While in Russia, Max met another Jewish refugee, Toby Bier, who became his wife.  After the war, the couple returned westward to Germany, where Max worked as a guard in a displaced persons camp, and they welcomed two sons, Michael and Stanley.  In 1950, Max and his family came to the United States, where another son, Philip, was born.  Max Schuldiner died in 2008.  This award is given in memory of the many gifts his life gave to those who loved him.  The Aaron "Max" Schuldiner Holocaust Essay Award honors those who did not survive the Holocaust.

The Aaron "Max" Schuldiner Holocaust Essay Award will award $300 per year to a full-time University of Akron student who submits the winning essay about the Holocaust.  Submissions will be judged annually in March and April by a panel of three judges: two University of Akron English Department faculty members selected by the donor, and one member of The University of Akron Hillel Organization.  
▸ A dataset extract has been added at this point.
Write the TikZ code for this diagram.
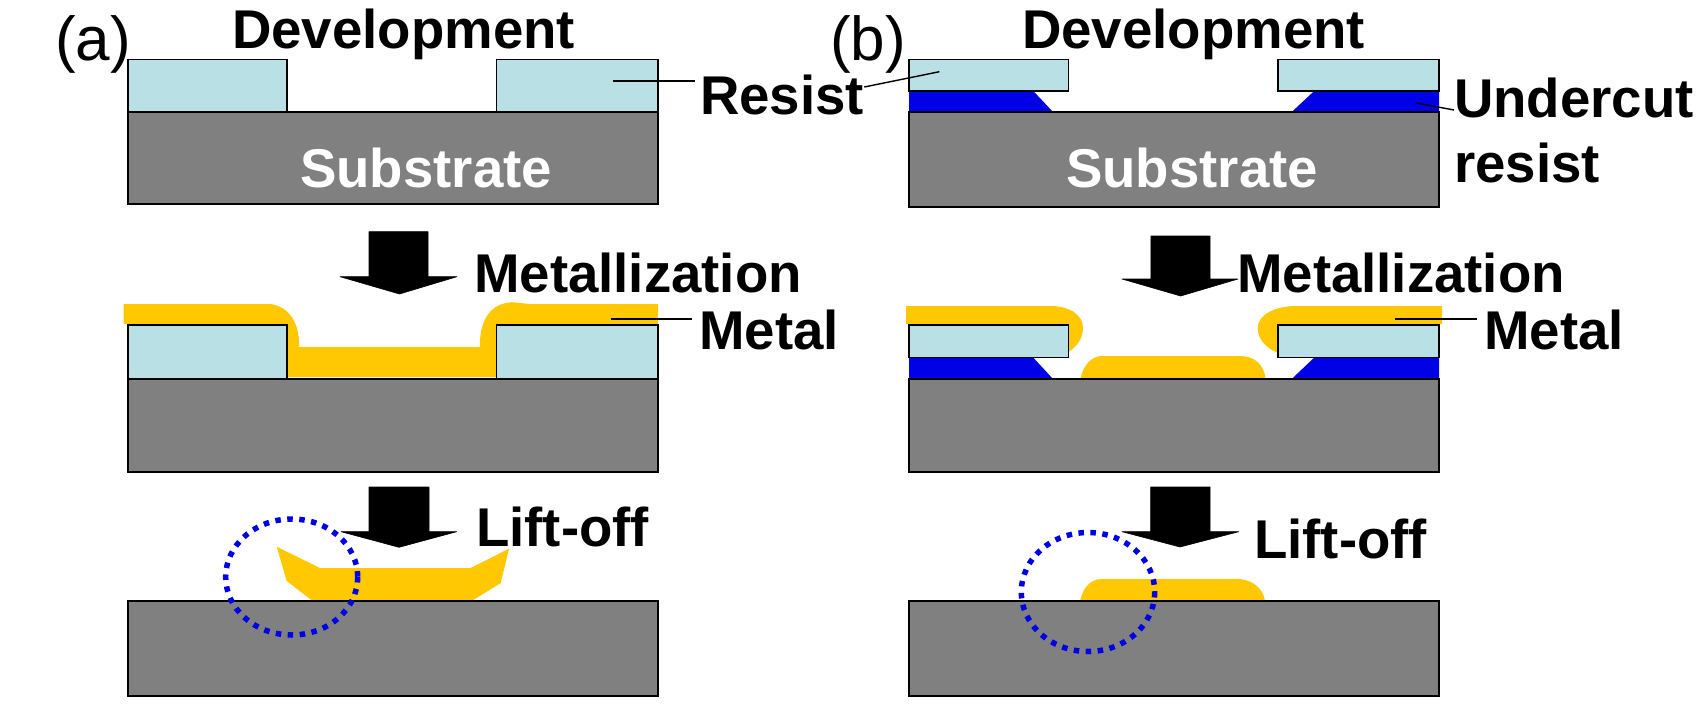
\documentclass[tikz,border=0pt]{standalone}
\usepackage{fontspec}
\setmainfont{Liberation Sans}
\usetikzlibrary{positioning}
\definecolor{resistcol}{RGB}{185,224,228}
\definecolor{subcol}{RGB}{128,128,128}
\definecolor{metalcol}{RGB}{255,200,0}
\definecolor{undercol}{RGB}{0,0,230}
\tikzset{
  subst/.style={draw=black,fill=subcol,line width=1.6pt},
  resist/.style={draw=black,fill=resistcol,line width=1.6pt},
  undercut/.style={fill=undercol},
  metal/.style={fill=metalcol},
  blockarrow/.style={fill=black,draw=black,line width=0.6pt,line join=round},
  ring/.style={draw=undercol,line width=5.5pt,dash pattern=on 5.5pt off 6.5pt},
  leader/.style={draw=black,line width=1.4pt},
  lab/.style={inner sep=0pt,anchor=base west,font=\fontsize{54.6}{60}\selectfont\bfseries},
  panel/.style={inner sep=0pt,anchor=base west,font=\fontsize{62}{66}\selectfont}
}
\begin{document}
\begin{tikzpicture}[x=1pt,y=-1pt]
  \useasboundingbox (0,0) rectangle (1700,728);

  \fill[metal] (123.6,304) -- (270,304) .. controls (288,306) and (300,322) .. (299,347)
        -- (480,347) .. controls (479,322) and (490,301) .. (515,302.5) -- (530,304) -- (658,304)
        -- (658,330) -- (496.5,330) -- (496.5,377) -- (287,377) -- (287,324) -- (123.6,324) -- cycle;
  \fill[metal] (906,306) -- (1050,306) .. controls (1070,306) and (1083,315) .. (1083,328)
        .. controls (1083,338) and (1077,347) .. (1068,352) -- (1068,324) -- (906,324) -- cycle;
  \fill[metal] (1442,306) -- (1296,306) .. controls (1275,306) and (1257.6,315) .. (1257.6,328)
        .. controls (1257.6,338) and (1265,348) .. (1278,353) -- (1278,324) -- (1442,324) -- cycle;
  \fill[metal] (1080.4,379) .. controls (1083,365) and (1092,356) .. (1102,356) -- (1240,356)
        .. controls (1255,356) and (1264,365) .. (1265.7,379) -- cycle;
  \fill[metal] (276.7,546.7) -- (320,568) -- (470.7,568) -- (509,548.7) -- (500.7,583)
        -- (471.7,601) -- (312.7,601) -- (286.7,581) -- cycle;
  \fill[metal] (1080,601) .. controls (1083,588) and (1090,579) .. (1102,579) -- (1230,579)
        .. controls (1250,577) and (1263,587) .. (1265,601) -- cycle;

  \fill[undercut] (909,90.7) -- (1033,90.7) -- (1053,112) -- (909,112) -- cycle;
  \fill[undercut] (1314.5,90.7) -- (1439,90.7) -- (1439,112) -- (1291.7,112) -- cycle;
  \fill[undercut] (909,357.3) -- (1033,357.3) -- (1053,379) -- (909,379) -- cycle;
  \fill[undercut] (1314.5,357.3) -- (1439,357.3) -- (1439,379) -- (1291.7,379) -- cycle;

  \draw[resist] (128,59.5) rectangle (287,112);
  \draw[resist] (496.5,59.5) rectangle (658,112);
  \draw[resist] (128,325) rectangle (287,379);
  \draw[resist] (496.5,325) rectangle (658,379);
  \draw[resist] (909,59.5) rectangle (1068.4,90.7);
  \draw[resist] (1278,59.5) rectangle (1439,90.7);
  \draw[resist] (909,325) rectangle (1068.4,357.3);
  \draw[resist] (1278,325) rectangle (1439,357.3);

  \draw[subst] (128,112) rectangle (658,204);
  \draw[subst] (128,379) rectangle (658,472);
  \draw[subst] (128,601) rectangle (658,696);
  \draw[subst] (909,112) rectangle (1439,206.7);
  \draw[subst] (909,379) rectangle (1439,472);
  \draw[subst] (909,601) rectangle (1439,696);

  \draw[blockarrow] (369,231.7) -- (428,231.7) -- (428,276.7) -- (457,276.7) -- (399.5,294)
        -- (340,276.7) -- (369,276.7) -- cycle;
  \draw[blockarrow] (369,487) -- (429,487) -- (429,531.7) -- (456.7,531.7) -- (399,547.3)
        -- (341,531.7) -- (369,531.7) -- cycle;
  \draw[blockarrow] (1150.8,236) -- (1210,236) -- (1210,279) -- (1238,279) -- (1180.6,296)
        -- (1122,279) -- (1150.8,279) -- cycle;
  \draw[blockarrow] (1150.7,487) -- (1210,487) -- (1210,531.7) -- (1238.7,531.7) -- (1180,547)
        -- (1122,531.7) -- (1150.7,531.7) -- cycle;

  \draw[ring] (291.7,577) ellipse [x radius=66,y radius=58];
  \draw[ring] (1088,592) ellipse [x radius=66.7,y radius=59.5];

  \node[panel] (tagA) at (55,60) {(a)};
  \node[panel] (tagB) at (830,60) {(b)};
  \node[lab] (devA) at (232,48) {Development};
  \node[lab] (devB) at (1022,48) {Development};
  \node[lab,text=white] (subA) at (300,187) {Substrate};
  \node[lab,text=white] (subB) at (1066,187) {Substrate};
  \node[lab] (metzA) at (474,292) {Metallization};
  \node[lab] (metzB) at (1237,292) {Metallization};
  \node[lab] (liftA) at (476,546) {Lift-off};
  \node[lab] (liftB) at (1254,558) {Lift-off};
  \node[lab] (resistA) at (700,114) {Resist};
  \node[lab] (metalA) at (699,349) {Metal};
  \node[lab] (metalB) at (1484,349) {Metal};
  \node[lab] (underB) at (1454,117) {Undercut};
  \node[lab] (underC) at (1454,182) {resist};

  \coordinate (resA) at (612.5,81);
  \coordinate (resB) at (939.4,71.7);
  \coordinate (resT) at (864,87);
  \coordinate (undB) at (1416.4,103);
  \coordinate (undT) at (1456,110);
  \coordinate (metA) at (611.4,319);
  \coordinate (metB) at (1394.7,319);

  \draw[leader,shorten >=5pt] (resA) -- (resistA.west |- resA);
  \draw[leader] (resB) -- (resistA.east |- resT);
  \draw[leader] (undB) -- (underB.west |- undT);
  \draw[leader,shorten >=7pt] (metA) -- (metalA.west |- metA);
  \draw[leader,shorten >=7pt] (metB) -- (metalB.west |- metB);
\end{tikzpicture}
\end{document}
In the absence of the donor, the two English Department judges will be selected by the individual(s) teaching Jewish Literature in the English Department at the University.  The due date for submissions will be as prescribed by the English Department for Departmental awards.  The award will be presented at the English Department's annual awards reception.  This award may be used by the student for any purpose he/she chooses.  If the judges deem no submission worthy of the award, an award will not be given that year.

 

At the discretion and approval of the donor, an additional $300 honorarium may be given to a Holocaust survivor or Holocaust scholar to come to The University of Akron and present a lecture.